Republicans tussle over judicial contests

Bonn Clayton

Last week veteran GOP activist Bonn Clayton sent out an email to GOP activists across the state announcing the creation of a “voters’ guide” for judicial contests. It directed Republicans to a web site where it stated that challengers Tim Tingelstad, Dean Barkley and Dan Griffith were the party’s “recommended” candidates for the Minnesota Supreme Court.

Clayton signed off on the letter as the “convener” of judicial district Republican chairs for the Republican Party of Minnesota.

But there was one problem: Republicans explicitly voted against endorsing judicial candidates at the state convention in May. In addition, Barkley is a veteran Independence Party activist who has run for office multiple times under its banner.

In response, state GOP chair Pat Shortridge fired off an email of his own clarifying the party’s stance on judicial contests. “This unauthorized ‘voter guide’ contains a number of misleading statements, and you should be wary of any information contained in it,” Shortridge wrote to party activists. “The unauthorized distribution of a guide that advocates for particular candidates (including one candidate with a long history of activism as a member of a different political party and quite liberal viewpoints) and implies that they are endorsed or ‘recommended’ by the Republican Party of Minnesota is improper. It disrespects the decision of Republican delegates at our state convention and improperly uses the party’s brand and resources to promote candidates that have not been endorsed through our grassroots convention process.”
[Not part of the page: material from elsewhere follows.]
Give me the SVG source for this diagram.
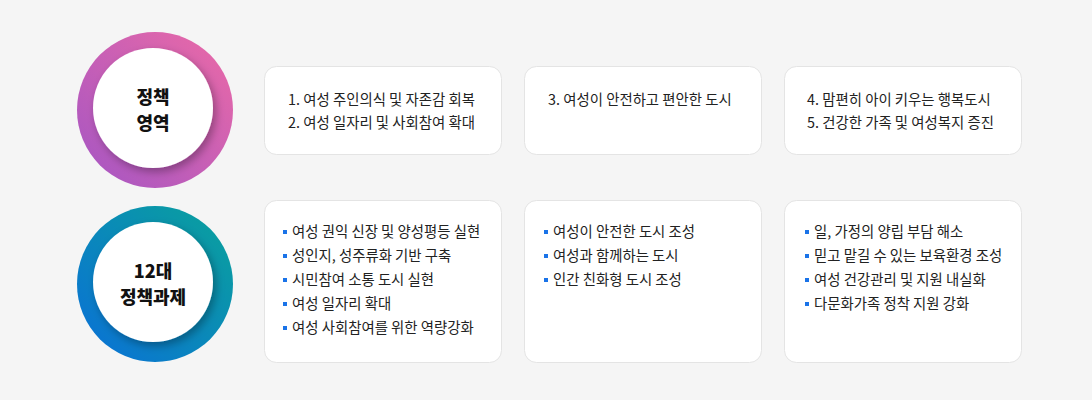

Clayton is unbowed and argues that by utilizing the word “recommended” rather than “endorsed” he didn’t run afoul of the decision by party activists to not back candidates in judicial contests this year. The web site, judgeourjudgesmn.com, is currently dysfunctional, but Clayton says it will return.  “The grassroots are 100 percent behind us,” he said. “There’s always been a few people who oppose this initiative.”

He dismissed Shortridge’s email as a “diatribe” and suggested that there are better ways he could be spending his time. “Shortridge ought to spend less time messing around with us and go out there and raise more money,” Clayton said.

David Asp, chair of the state GOP’s judicial elections committee, believes the matter has been adequately put to rest by Shortridge’s letter. “I know there was confusion initially,” Asp said. “The party had to respond I think the way that we did.”